Knopf; 273 pages; $8.95

Renaissance Rome, the degenerate "City of God" ruled by the Borgias, is a favorite haunt of historical novelists. What distinguishes this imaginative tale by Cecelia Holland, author of ten successful historical adventures, is her highly original central character. Nicholas Dawson, secretary to the Florentine ambassador at the 15th century court of Pope Alexander VI, is an intellectually gifted, arrogant homosexual without a country or a creed. Hungry for ducats and power, he is willingly coerced by the notorious Cesare Borgia, the Pope's illegitimate son.

As a double agent, Nicholas plots two of Borgia's famous villainies: the murder of Cesare's captains and the capture of Urbino, a fortress city, by brazenly doublecrossing an ally. But loyalty in this arena is more dangerous than treason, and Nicholas' devotion to a former lover proves his undoing--and almost his death. As usual, Holland, who writes refreshingly taut prose, dispenses with the ponderous plots and pageantry of the genre: her people matter much more than their costumes. By substituting mental thrust and parry for the metal kind, she proves that there can be more to historical thrillers than swordplay and seduction.

DISTANT STATIONS

by Jonathan Schwartz

Doubleday; 358 pages; $10

A TV interviewer who has dropped out to do some soul searching in Southern California; a woman writer with the disconcerting habit of throwing her voice at crucial emotional moments; a dim-bulb movie star and her producer paramour, who keeps his wealth in a sock drawer and begins too many sentences with the phrase entre nous: these are the featured players in New York Disc Jockey Jonathan Schwartz's resonant first novel. At a glance, it may seem another tour of Joan Didion's empty existential horizons --damaged people failing to communicate in a dry land.
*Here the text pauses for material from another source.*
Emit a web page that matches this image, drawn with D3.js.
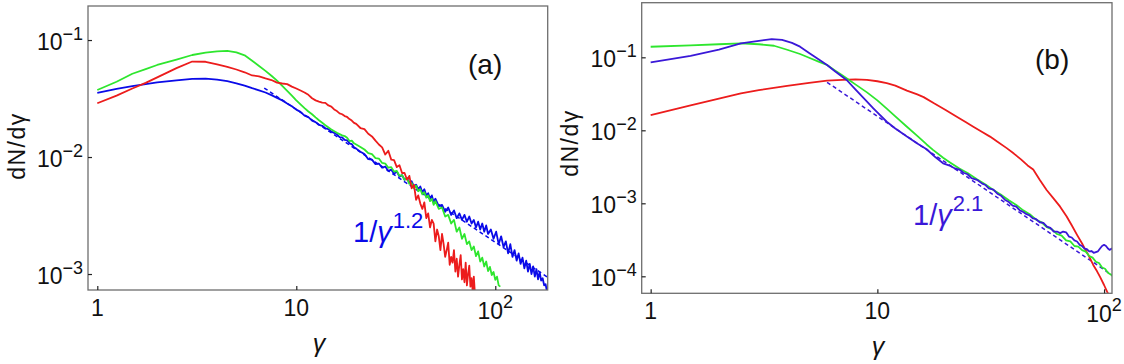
<!DOCTYPE html>
<html><head><meta charset="utf-8">
<script src="https://cdn.jsdelivr.net/npm/d3@7"></script>
<style>
html,body{margin:0;padding:0;background:#fff;}
svg text{font-family:"Liberation Sans",Arial,sans-serif;fill:#111;}
</style></head>
<body><svg id="c" width="1124" height="364"></svg>
<script>
// ---------- DATA ----------
const xTicks = [1, 10, 100];
const yTicksA = [1e-1, 1e-2, 1e-3];
const yTicksB = [1e-1, 1e-2, 1e-3, 1e-4];
const xTickLabels = [["1",""],["10",""],["10","2"]];
const yTickLabelsA = [["10","\u22121"],["10","\u22122"],["10","\u22123"]];
const yTickLabelsB = [["10","\u22121"],["10","\u22122"],["10","\u22123"],["10","\u22124"]];

// panel (a)
const aRed = [[1,0.0288],[1.25,0.0335],[1.5,0.0385],[1.75,0.0430],[2,0.0480],[2.5,0.0575],[3,0.0655],[3.5,0.0652],[4,0.0618],[4.5,0.0590],[5,0.0560],[5.5,0.0530],[6,0.0498],[6.5,0.0490],[7,0.0470],[7.5,0.0455],[8,0.0432],[8.5,0.0425],[9,0.0420],[9.5,0.0400],[10,0.0385],[10.5,0.0370],[11,0.0356],[11.5,0.0340],[12,0.0318],[12.5,0.0305],[13,0.0298],[13.5,0.0292],[14,0.0290],[14.5,0.0276],[15,0.0270],[15.5,0.0255],[16,0.0247],[16.5,0.0236],[17,0.0232],[17.5,0.0224],[18,0.0220],[18.5,0.0211],[19,0.0205],[19.5,0.0196],[20,0.0192],
[21,0.0177],[22,0.0173],[23,0.0158],[24,0.0150],[25,0.0138],[26,0.0128],[27,0.0121],[28,0.0105],[29,0.0113],[30,0.0095],[31,0.0094],[32,0.0082],[33,0.0085],[34,0.0073],[35,0.0073],[36,0.0064],[37,0.0069],[38,0.0054],[39,0.0058],[40,0.0043],[41,0.0047],[42,0.0040],[43,0.0036],[44,0.0041],[45,0.0030],[46,0.0033],[47,0.0025],[48,0.0029],[49,0.0027],[50,0.0019],[51,0.0024],[52,0.0021],[53,0.0016],[54,0.0022],[55,0.0018],[56,0.0014],[57,0.0016],[58,0.00185],[59,0.0012],[60,0.0014],[61,0.00125],[62,0.0016],[63,0.00105],[64,0.00135],[65,0.00095],[66,0.00120],[67,0.00145],[68,0.00090],[69,0.00110],[70,0.00085],[71,0.00125],[72,0.00080],[73,0.00100],[74,0.00118],[75,0.00078],[76,0.00092],[77,0.00071],[78,0.00095],[79,0.00068],[80,0.00060]];

const aGreen = [[1,0.0374],[1.25,0.0440],[1.5,0.0515],[1.75,0.0565],[2,0.0612],[2.5,0.0680],[3,0.0745],[3.5,0.0780],[4,0.0800],[4.5,0.0808],[5,0.0785],[5.5,0.0740],[6,0.0665],[6.5,0.0600],[7,0.0545],[7.5,0.0495],[8,0.0450],[8.5,0.0405],[9,0.0368],[9.5,0.0335],[10,0.0305],[10.5,0.0282],[11,0.0262],[11.5,0.0245],[12,0.0232],[12.5,0.0218],[13,0.0206],[13.5,0.0196],[14,0.0187],[15,0.0172],[16,0.0161],[17,0.0153],[17.5,0.0151],[18,0.0146],[18.5,0.0137],[19,0.0138],[19.5,0.0131],[20,0.0128],[21,0.0122],[22,0.0116],
[23,0.0108],[24,0.0106],[25,0.0098],[26,0.0097],[27,0.0089],[28,0.0088],[29,0.0081],[30,0.0082],[31,0.0075],[32,0.0076],[33,0.0069],[34,0.0070],[35,0.0064],[36,0.0066],[37,0.0059],[38,0.0060],[39,0.0054],[40,0.0057],[41,0.0051],[42,0.0053],[43,0.0048],[44,0.0050],[45,0.0045],[46,0.0047],[47,0.0042],[48,0.0044],[49,0.0039],[50,0.0042],[52,0.0036],[54,0.0037],[56,0.0031],[58,0.0032],[60,0.0027],[62,0.0029],[64,0.0023],[66,0.0025],[68,0.0020],[70,0.0022],[72,0.0018],[74,0.0019],[76,0.0016],[78,0.00172],[80,0.00142],[82,0.00156],[84,0.00128],[86,0.00138],[88,0.00116],[90,0.00128],[92,0.00106],[94,0.00115],[96,0.00098],[98,0.00104],[100,0.00089],[102,0.00095],[104,0.00080],[106,0.00078]];

const aBlue = [[1,0.0354],[1.25,0.0382],[1.5,0.0403],[1.75,0.0420],[2,0.0435],[2.5,0.0452],[3,0.0465],[3.5,0.0467],[4,0.0458],[4.5,0.0445],[5,0.0427],[5.5,0.0408],[6,0.0388],[6.5,0.0372],[7,0.0356],[7.5,0.0338],[8,0.0320],[8.5,0.0305],[9,0.0287],[9.5,0.0272],[10,0.0254],[10.5,0.0243],[11,0.0226],[11.5,0.0219],[12,0.0205],[12.5,0.0199],[13,0.0188],[13.5,0.0185],[14,0.0176],[14.5,0.0173],[15,0.0165],[15.5,0.0161],[16,0.0156],[16.5,0.0148],[17,0.0147],[17.5,0.0140],[18,0.0139],[18.5,0.0131],[19,0.0129],[19.5,0.0121],[20,0.0118],
[21,0.0111],[22,0.0106],[23,0.0096],[24,0.0095],[25,0.0087],[26,0.0088],[27,0.0081],[28,0.0083],[29,0.0076],[30,0.0078],[31,0.0072],[32,0.0075],[33,0.0068],[34,0.0070],[35,0.0064],[36,0.0066],[37,0.0060],[38,0.0062],[39,0.0056],[40,0.0058],[41,0.0053],[42,0.0056],[43,0.0050],[44,0.0053],[45,0.0047],[46,0.0049],[47,0.0044],[48,0.0047],[49,0.0041],[50,0.0044],[52,0.0038],[54,0.0039],[56,0.0034],[58,0.0037],[60,0.0032],[62,0.0035],[64,0.0030],[66,0.0033],[68,0.0029],[70,0.0032],[72,0.0028],[74,0.0031],[76,0.0027],[78,0.0029],[80,0.0025],[82,0.0028],[84,0.0024],[86,0.0027],[88,0.0023],[90,0.0026],[92,0.0022],[95,0.0024],[98,0.0020],[101,0.0023],[104,0.0018],[107,0.0021],[110,0.0017],[113,0.0019],[116,0.0015],[119,0.0018],[122,0.0014],[125,0.0016],[128,0.0013],[131,0.0015],[134,0.00122],[137,0.00138],[140,0.00112],[143,0.00130],[146,0.00105],[149,0.00122],[152,0.00100],[155,0.00116],[158,0.00095],[161,0.00110],[164,0.00090],[167,0.00104],[170,0.00088],[173,0.00092],[176,0.00080],[179,0.00082],[182,0.00070],[185,0.00078]];

const aFit = [[6.9,0.0389],[183,0.00094]];   // 1/γ^1.2

// panel (b)
const bRed = [[1,0.0162],[1.5,0.0220],[2,0.0272],[2.5,0.0321],[3,0.0355],[4,0.0405],[5,0.0445],[6,0.0480],[7,0.0492],[8,0.0498],[9,0.0490],[10,0.0470],[11,0.0442],[12,0.0410],[13.5,0.0350],[15,0.0310],[16,0.0285],[17.7,0.0236],[20,0.0190],[22.4,0.0153],[24.5,0.0130],[26.5,0.0112],[29,0.0095],[31.4,0.0082],[34,0.0069],[37.2,0.0057],[40,0.0048],[43,0.0040],[46,0.0033],[48.7,0.0029],[52,0.0021],[55.8,0.00152],[59.7,0.00118],[64,0.00090],[68.4,0.00066],[72,0.00050],[76,0.00037],[80.6,0.00027],[85,0.00020],[89.6,0.000143],[93,0.000118],[96,0.000098],[100,0.000076],[103,0.000062],[106,0.000052],[109,0.000044]];

const bGreen = [[1,0.1395],[1.5,0.146],[2,0.151],[2.5,0.1555],[3,0.151],[3.5,0.144],[4,0.127],[4.56,0.111],[5,0.0987],[5.5,0.0874],[6,0.0784],[6.5,0.0660],[7,0.0566],[7.5,0.0490],[8,0.0426],[9,0.0331],[10,0.0257],[11,0.0198],[12,0.0155],[13.5,0.0112],[15,0.0084],[16.5,0.0064],[17.6,0.0054],[19.5,0.0042],[21,0.0036],[23,0.0030],[25,0.0026],[27.5,0.00214],[30,0.00181],[32.5,0.00152],[35,0.00132],[38,0.00110],[41,0.00095],[44,0.00080],[47,0.00071],[50,0.00060],[53,0.00055],[56,0.00047],[59,0.00044],[62,0.00038],[65,0.00036],[68,0.00031],[71,0.00030],[74,0.00026],[77,0.000255],[80,0.000228],[83,0.000218],[86,0.000190],[89,0.000180],[92,0.000158],[95,0.000152],[98,0.000132],[101,0.000127],[104,0.000112],[107,0.000106],[110,0.000098]];

const bBlue = [[1,0.0855],[1.5,0.1046],[2,0.127],[2.5,0.1555],[3,0.168],[3.42,0.178],[3.8,0.173],[4.2,0.158],[4.56,0.140],[5,0.115],[5.5,0.094],[6,0.0784],[6.5,0.0645],[7,0.0543],[7.32,0.0489],[8,0.0365],[9,0.0247],[9.6,0.0200],[10,0.0176],[11,0.0131],[12,0.0106],[13.5,0.0082],[15,0.0066],[16.5,0.0055],[18,0.0043],[19.5,0.00353],[21,0.00325],[22,0.00300],[23,0.00290],[24,0.00262],[25,0.00250],[26,0.00222],[27.5,0.00210],[29,0.00186],[30,0.00178],[31,0.00160],[32.5,0.00154],[34,0.00134],[35,0.00128],[36.5,0.00112],[38,0.00104],[39.5,0.00093],[41,0.00090],[42.5,0.00080],[44,0.00076],[45.5,0.00071],[47,0.00068],[48.5,0.00062],[50,0.00061],[52,0.00055],[54,0.00054],[56,0.00048],[58,0.00046],[60,0.00041],[62,0.00041],[64,0.00039],[66,0.00041],[68,0.00040],[70,0.00035],[72,0.00034],[74,0.00031],[76,0.00030],[78,0.00027],[80,0.00026],[82,0.00024],[84,0.000235],[86,0.00022],[88,0.000222],[90,0.00021],[92,0.000215],[94,0.00022],[96,0.00024],[98,0.00026],[100,0.00027],[102,0.00026],[104,0.00024],[106,0.00023],[108,0.00024],[110,0.00023]];

const bFit = [[6,0.0455],[108,0.000105]];   // 1/γ^2.1

// ---------- DRAW ----------
const svg = d3.select("#c");
const RED = "#ec1c1c", GREEN = "#2ee62e", BLUE_A = "#0a0ae8", BLUE_B = "#3a18d8";

function panel(cfg){
  const x = d3.scaleLog().domain(cfg.xDom).range([cfg.x0, cfg.x1]);
  const y = d3.scaleLog().domain(cfg.yDom).range([cfg.y0, cfg.y1]);
  const g = svg.append("g");
  const clipId = "clip" + cfg.id;
  svg.append("clipPath").attr("id", clipId).append("rect")
    .attr("x", cfg.x0).attr("y", cfg.y0).attr("width", cfg.x1 - cfg.x0).attr("height", cfg.y1 - cfg.y0);

  const line = d3.line().x(d => x(d[0])).y(d => y(d[1]));
  const plot = g.append("g").attr("clip-path", `url(#${clipId})`);
  cfg.series.forEach(s => {
    plot.append("path").datum(s.data).attr("d", line)
      .attr("fill", "none").attr("stroke", s.color)
      .attr("stroke-width", s.w || 1.8).attr("stroke-dasharray", s.dash || null)
      .attr("stroke-linejoin", "round");
  });

  // frame
  g.append("rect").attr("x", cfg.x0).attr("y", cfg.y0)
    .attr("width", cfg.x1 - cfg.x0).attr("height", cfg.y1 - cfg.y0)
    .attr("fill", "none").attr("stroke", "#6e6e6e").attr("stroke-width", 1.3);

  // axes (ticks inward)
  const ax = g.append("g").attr("transform", `translate(0,${cfg.y1})`)
    .call(d3.axisBottom(x).tickValues(xTicks).tickFormat("").tickSizeInner(-4).tickSizeOuter(0));
  const ay = g.append("g").attr("transform", `translate(${cfg.x0},0)`)
    .call(d3.axisLeft(y).tickValues(cfg.yTicks).tickFormat("").tickSizeInner(-4).tickSizeOuter(0));
  [ax, ay].forEach(a => { a.select(".domain").remove(); a.selectAll("line").attr("stroke", "#222").attr("stroke-width", 1.2); });

  // x tick labels
  xTicks.forEach((t, i) => {
    const [m, s] = xTickLabels[i];
    const tx = g.append("text").attr("x", x(t)).attr("y", cfg.y1 + (s ? 29 : 26))
      .attr("text-anchor", "middle").attr("font-size", 23);
    tx.append("tspan").text(m);
    if (s) tx.append("tspan").attr("dy", -11).attr("font-size", 18).text(s);
  });
  // y tick labels
  cfg.yTicks.forEach((t, i) => {
    const [m, s] = cfg.yLabels[i];
    const tx = g.append("text").attr("x", cfg.x0 - 5).attr("y", y(t) + 10)
      .attr("text-anchor", "end").attr("font-size", 23);
    tx.append("tspan").text(m);
    tx.append("tspan").attr("dy", -10).attr("font-size", 18).text(s);
  });

  // axis titles
  g.append("text").attr("transform", `translate(${cfg.yLabX},${cfg.yLabY}) rotate(-90)`)
    .attr("text-anchor", "middle").attr("font-size", 23).attr("letter-spacing", 1.5).text("dN/d\u03b3");
  g.append("text").attr("x", cfg.xLabX).attr("y", cfg.xLabY)
    .attr("text-anchor", "middle").attr("font-size", 25).attr("font-style", "italic").text("\u03b3");

  // panel tag
  g.append("text").attr("x", cfg.tagX).attr("y", cfg.tagY).attr("font-size", 28).text(cfg.tag);

  // power-law label
  const pl = g.append("text").attr("x", cfg.plX).attr("y", cfg.plY).attr("font-size", 29)
    .style("fill", cfg.plColor);
  pl.append("tspan").text("1/");
  pl.append("tspan").attr("font-style", "italic").text("\u03b3");
  pl.append("tspan").attr("dy", -14).attr("font-size", 22).attr("dx", 1).text(cfg.plExp);
}

panel({
  id: "a", x0: 88, x1: 547.7, y0: 6, y1: 290,
  xDom: [0.898, 183.4], yDom: [0.1954, 7.3e-4],
  yTicks: yTicksA, yLabels: yTickLabelsA,
  series: [
    {data: aFit, color: BLUE_A, dash: "4,3", w: 1.5},
    {data: aBlue, color: BLUE_A},
    {data: aGreen, color: GREEN},
    {data: aRed, color: RED}
  ],
  yLabX: 25, yLabY: 146, xLabX: 319, xLabY: 352,
  tag: "(a)", tagX: 468, tagY: 74,
  plX: 353, plY: 242, plExp: "1.2", plColor: BLUE_A
});

panel({
  id: "b", x0: 641.7, x1: 1112, y0: 2.7, y1: 293.3,
  xDom: [0.913, 108.4], yDom: [0.56, 5.85e-5],
  yTicks: yTicksB, yLabels: yTickLabelsB,
  series: [
    {data: bFit, color: BLUE_B, dash: "4,3", w: 1.5},
    {data: bRed, color: RED},
    {data: bGreen, color: GREEN},
    {data: bBlue, color: BLUE_B}
  ],
  yLabX: 578, yLabY: 143, xLabX: 878, xLabY: 355,
  tag: "(b)", tagX: 1035, tagY: 69,
  plX: 913, plY: 225, plExp: "2.1", plColor: BLUE_B
});
</script></body></html>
But Schwartz's central character, Paul Kramer, renders his past imperfect with a poignancy that gives the novel a solid grounding. His Memorex ear for dialogue and his unblinking self-examination provide the basis for a muted, moral judgment on life as it was lived along the San Andreas Fault in the good old days of Watergate. If Paul's relationship with Emily, the ventriloquist lady, remains a trifle too enigmatic, that does not fatally flaw a novel of wit, sensibility, and a delicate honesty about the ways (notably sexual) in which distant stations send and receive signals across the modern wasteland.